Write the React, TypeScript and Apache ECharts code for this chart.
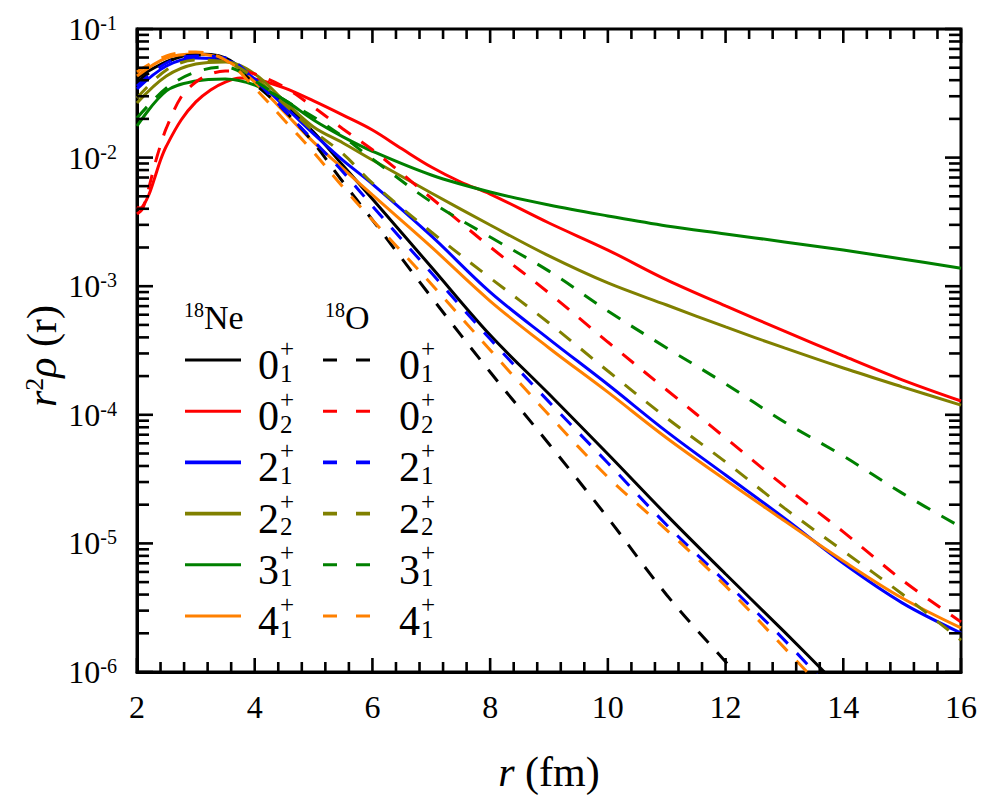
import React, { useEffect, useRef } from "react";
import * as echarts from "echarts";

const SERIF = "Liberation Serif";

// radial grid (fm) shared by most curves
const R = [2, 2.5, 3, 3.5, 4, 4.5, 5, 5.5, 6, 7, 8, 9, 10, 11, 12, 13, 14, 15, 16];
// finer grids for the two 0+_2 states, which rise steeply at small r
const R_NE_02 = [2, 2.05, 2.1, 2.2, 2.3, 2.4, 2.5, 2.75, 3, 3.25, 3.5, 3.75, 4, 4.5, 5, 5.5, 6, 6.5, 7, 7.5, 8, 9, 10, 11, 12, 13, 14, 15, 16];
const R_O_02 = [2, 2.1, 2.2, 2.3, 2.4, 2.5, 2.75, 3, 3.25, 3.5, 3.75, 4, 4.5, 5, 5.5, 6, 7, 8, 9, 10, 11, 12, 13, 14, 15, 16];

// 18Ne, r^2 rho(r)
const NE_01 = [0.0416, 0.0554, 0.0639, 0.0595, 0.0401, 0.0261, 0.0158, 0.00868, 0.00476, 0.00141, 4.17e-4, 1.45e-4, 4.96e-5, 1.66e-5, 5.78e-6, 2.05e-6, 7.1e-7, null, null];
const NE_02 = [0.00413, 0.00405, 0.0042, 0.00512, 0.00694, 0.00958, 0.0123, 0.0196, 0.0271, 0.0336, 0.0387, 0.0416, 0.0409, 0.0348, 0.0276, 0.0214, 0.0164, 0.0117, 0.00845, 0.00646, 0.00521, 0.0031, 0.00191, 0.00112, 7.02e-4, 4.48e-4, 2.87e-4, 1.87e-4, 1.28e-4];
const NE_21 = [0.0342, 0.0516, 0.0595, 0.0574, 0.0409, 0.0252, 0.0153, 0.00951, 0.00623, 0.00246, 9.0e-4, 3.88e-4, 1.72e-4, 7.4e-5, 3.4e-5, 1.57e-5, 7.0e-6, 3.45e-6, 2.01e-6];
const NE_22 = [0.0266, 0.0431, 0.0534, 0.0554, 0.0447, 0.0276, 0.0173, 0.013, 0.00958, 0.00531, 0.00299, 0.00172, 0.00106, 7.14e-4, 4.82e-4, 3.31e-4, 2.31e-4, 1.65e-4, 1.19e-4];
const NE_31 = [0.0176, 0.033, 0.0394, 0.0409, 0.0367, 0.0281, 0.0196, 0.0145, 0.0112, 0.00732, 0.0054, 0.00428, 0.00352, 0.00294, 0.00255, 0.00221, 0.00191, 0.00163, 0.00138];
const NE_41 = [0.0431, 0.0595, 0.0639, 0.0574, 0.0387, 0.0226, 0.0132, 0.00822, 0.00512, 0.00202, 7.67e-4, 3.31e-4, 1.5e-4, 6.6e-5, 3.11e-5, 1.5e-5, 7.3e-6, 3.76e-6, 2.2e-6];

// 18O, r^2 rho(r)
const O_01 = [0.0387, 0.0554, 0.0628, 0.0574, 0.0374, 0.0234, 0.013, 0.00646, 0.00327, 8.24e-4, 2.15e-4, 5.93e-5, 1.58e-5, 3.97e-6, 1.2e-6, 3.7e-7, null, null, null];
const O_02 = [0.00364, 0.00405, 0.0058, 0.00876, 0.0125, 0.017, 0.0296, 0.0387, 0.0447, 0.0471, 0.0471, 0.0447, 0.0354, 0.0247, 0.0167, 0.0115, 0.00485, 0.00202, 8.85e-4, 3.68e-4, 1.56e-4, 6.6e-5, 2.79e-5, 1.23e-5, 5.19e-6, 2.45e-6];
const O_21 = [0.036, 0.0544, 0.0617, 0.0595, 0.0401, 0.0234, 0.0135, 0.00773, 0.0042, 0.00127, 3.88e-4, 1.26e-4, 4.22e-5, 1.39e-5, 5.01e-6, 1.77e-6, 5.7e-7, null, null];
const O_22 = [0.0291, 0.048, 0.0574, 0.0554, 0.0416, 0.0261, 0.0161, 0.0107, 0.00634, 0.00264, 0.00116, 5.17e-4, 2.19e-4, 9.44e-5, 4.3e-5, 1.88e-5, 8.73e-6, 4.04e-6, 1.77e-6];
const O_31 = [0.0203, 0.0348, 0.0463, 0.0506, 0.0394, 0.0281, 0.0207, 0.0145, 0.00975, 0.00452, 0.00241, 0.00131, 6.42e-4, 3.31e-4, 1.74e-4, 8.79e-5, 4.78e-5, 2.46e-5, 1.34e-5];
const O_41 = [0.0463, 0.0617, 0.0663, 0.0574, 0.0348, 0.0196, 0.011, 0.0059, 0.00327, 0.00104, 3.19e-4, 9.96e-5, 3.28e-5, 1.27e-5, 4.66e-6, 1.54e-6, 5.0e-7, null, null];

// state labels: [J, index]
const STATES = [["0", "1"], ["0", "2"], ["2", "1"], ["2", "2"], ["3", "1"], ["4", "1"]];
const COLORS = ["#000000", "#ff0000", "#0000ff", "#808000", "#008000", "#ff8000"];

// axis extents and tick positions
const X_MIN = 2;
const X_MAX = 16;
const Y_MIN = 1e-6;
const Y_MAX = 0.1;
const X_MAJOR = [2, 4, 6, 8, 10, 12, 14, 16];
const X_MINOR: number[] = [];
for (let i = 0; i < X_MAJOR.length - 1; i++) {
  for (let k = 1; k < 5; k++) X_MINOR.push(Number((X_MAJOR[i] + k * 0.4).toFixed(1)));
}
const Y_MAJOR = [1e-6, 1e-5, 1e-4, 1e-3, 1e-2, 1e-1];
const Y_MINOR: number[] = [];
for (let k = -6; k <= -2; k++) {
  for (let m = 2; m <= 9; m++) Y_MINOR.push(Number((m * Math.pow(10, k)).toPrecision(3)));
}

const GRID = { left: 137, right: 21, top: 29, bottom: 126 };

const CURVES = [
  { name: "Ne 0+1", r: R, v: NE_01, color: COLORS[0], dashed: false },
  { name: "Ne 0+2", r: R_NE_02, v: NE_02, color: COLORS[1], dashed: false },
  { name: "Ne 2+1", r: R, v: NE_21, color: COLORS[2], dashed: false },
  { name: "Ne 2+2", r: R, v: NE_22, color: COLORS[3], dashed: false },
  { name: "Ne 3+1", r: R, v: NE_31, color: COLORS[4], dashed: false },
  { name: "Ne 4+1", r: R, v: NE_41, color: COLORS[5], dashed: false },
  { name: "O 0+1", r: R, v: O_01, color: COLORS[0], dashed: true },
  { name: "O 0+2", r: R_O_02, v: O_02, color: COLORS[1], dashed: true },
  { name: "O 2+1", r: R, v: O_21, color: COLORS[2], dashed: true },
  { name: "O 2+2", r: R, v: O_22, color: COLORS[3], dashed: true },
  { name: "O 3+1", r: R, v: O_31, color: COLORS[4], dashed: true },
  { name: "O 4+1", r: R, v: O_41, color: COLORS[5], dashed: true },
];

function txt(x: number, y: number, text: string, size: number, extra: any = {}) {
  return {
    type: "text",
    x,
    y,
    style: {
      text,
      fill: "#000",
      fontSize: size,
      fontFamily: SERIF,
      align: "left",
      verticalAlign: "middle",
      ...extra,
    },
  };
}

function textElements() {
  const els: any[] = [];
  const headRich = {
    s: { fontSize: 20, fontFamily: SERIF, color: "#000", verticalAlign: "top" },
    b: { fontSize: 34, fontFamily: SERIF, color: "#000" },
  };
  els.push(txt(184, 317, "{s|18}{b|Ne}", 34, { rich: headRich }));
  els.push(txt(325, 317, "{s|18}{b|O}", 34, { rich: headRich }));
  STATES.forEach((s, i) => {
    const y = 360 + i * 51.2;
    const w = i === 2 || i === 3 ? 3.6 : 3;
    els.push({ type: "line", shape: { x1: 185, y1: y, x2: 241, y2: y }, style: { stroke: COLORS[i], lineWidth: w } });
    els.push({ type: "line", shape: { x1: 323, y1: y, x2: 370, y2: y }, style: { stroke: COLORS[i], lineWidth: w, lineDash: [14, 19] } });
    for (const x0 of [258, 399]) {
      els.push(txt(x0, y + 5, s[0], 42));
      els.push(txt(x0 + 22, y - 12, "+", 25));
      els.push(txt(x0 + 22, y + 13, s[1], 25));
    }
  });
  // axis titles
  els.push(
    txt(549, 772, "{i|r}{n| (fm)}", 42, {
      align: "center",
      rich: {
        i: { fontSize: 42, fontFamily: SERIF, fontStyle: "italic", color: "#000" },
        n: { fontSize: 42, fontFamily: SERIF, color: "#000" },
      },
    })
  );
  els.push({
    type: "text",
    x: 42,
    y: 356,
    rotation: Math.PI / 2,
    style: {
      text: "{i|r}{s|2}{i|ρ}{n| (r)}",
      align: "center",
      verticalAlign: "middle",
      fontSize: 42,
      fontFamily: SERIF,
      fill: "#000",
      rich: {
        i: { fontSize: 42, fontFamily: SERIF, fontStyle: "italic", color: "#000" },
        s: { fontSize: 26, fontFamily: SERIF, color: "#000", verticalAlign: "top" },
        n: { fontSize: 42, fontFamily: SERIF, color: "#000" },
      },
    },
  });
  return els;
}

export default function App() {
  const ref = useRef<HTMLDivElement>(null);
  const tickRef = useRef<HTMLDivElement>(null);

  useEffect(() => {
    if (!ref.current || !tickRef.current) return;
    const chart = echarts.init(ref.current, undefined, { renderer: "svg" });

    const lineSeries = CURVES.map((c) => ({
      name: c.name,
      type: "line",
      showSymbol: false,
      symbol: "none",
      smooth: 0.35,
      silent: true,
      lineStyle: {
        color: c.color,
        width: 3,
        type: c.dashed ? [15, 13] : "solid",
      },
      data: c.r
        .map((r, i) => [r, c.v[i]])
        .filter((p) => p[1] !== null && p[1] !== undefined),
    }));

    chart.setOption({
      animation: false,
      grid: { ...GRID, show: true, borderColor: "#000", borderWidth: 3, backgroundColor: "transparent" },
      xAxis: {
        type: "value",
        min: X_MIN,
        max: X_MAX,
        interval: 2,
        axisLine: { show: true, lineStyle: { color: "#000", width: 3 } },
        axisTick: { show: false },
        splitLine: { show: false },
        axisLabel: { show: true, margin: 19, fontSize: 32, fontFamily: SERIF, color: "#000" },
      },
      yAxis: {
        type: "log",
        logBase: 10,
        min: Y_MIN,
        max: Y_MAX,
        axisLine: { show: true, lineStyle: { color: "#000", width: 3 } },
        axisTick: { show: false },
        splitLine: { show: false },
        axisLabel: {
          show: true,
          margin: 20,
          formatter: (v: number) => `{b|10}{s|${Math.round(Math.log10(v))}}`,
          rich: {
            b: { fontSize: 32, fontFamily: SERIF, color: "#000" },
            s: { fontSize: 20, fontFamily: SERIF, color: "#000", verticalAlign: "top" },
          },
        },
      },
      series: lineSeries,
      graphic: { elements: textElements() },
    });

    // tick layer: same grid and scales, inward ticks on all four sides
    const tickChart = echarts.init(tickRef.current, undefined, { renderer: "svg" });
    tickChart.setOption({
      animation: false,
      grid: GRID,
      xAxis: { type: "value", min: X_MIN, max: X_MAX, interval: 2, show: false },
      yAxis: { type: "log", logBase: 10, min: Y_MIN, max: Y_MAX, show: false },
      series: [{ type: "line", symbol: "none", silent: true, lineStyle: { opacity: 0 }, data: [[X_MIN, Y_MIN], [X_MAX, Y_MAX]] }],
    });
    const toPx = (x: number, y: number) =>
      tickChart.convertToPixel({ xAxisIndex: 0, yAxisIndex: 0 }, [x, y]) as number[];
    const lb = toPx(X_MIN, Y_MIN);
    const rt = toPx(X_MAX, Y_MAX);
    const els: any[] = [];
    const seg = (a: number, b: number, c: number, d: number) =>
      els.push({ type: "line", shape: { x1: a, y1: b, x2: c, y2: d }, style: { stroke: "#000", lineWidth: 2.6 } });
    X_MAJOR.forEach((v) => {
      const px = toPx(v, 1e-3)[0];
      seg(px, lb[1], px, lb[1] - 14);
      seg(px, rt[1], px, rt[1] + 14);
    });
    X_MINOR.forEach((v) => {
      const px = toPx(v, 1e-3)[0];
      seg(px, lb[1], px, lb[1] - 10);
      seg(px, rt[1], px, rt[1] + 10);
    });
    Y_MAJOR.forEach((v) => {
      const py = toPx(5, v)[1];
      seg(lb[0], py, lb[0] + 16, py);
      seg(rt[0] - 16, py, rt[0], py);
    });
    Y_MINOR.forEach((v) => {
      const py = toPx(5, v)[1];
      seg(lb[0], py, lb[0] + 12, py);
      seg(rt[0] - 12, py, rt[0], py);
    });
    tickChart.setOption({ graphic: { elements: els } });

    return () => {
      tickChart.dispose();
      chart.dispose();
    };
  }, []);

  return (
    <div style={{ position: "fixed", left: 0, top: 0, width: 982, height: 798, background: "#fff" }}>
      <div ref={ref} style={{ position: "absolute", left: 0, top: 0, width: 982, height: 798 }} />
      <div
        ref={tickRef}
        style={{ position: "absolute", left: 0, top: 0, width: 982, height: 798, pointerEvents: "none" }}
      />
    </div>
  );
}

* **Written exercise**: Extract every line containing the string "React" from the material.

* **Complete output**:
Write the React, TypeScript and Apache ECharts code for this chart.
import React, { useEffect, useRef } from "react";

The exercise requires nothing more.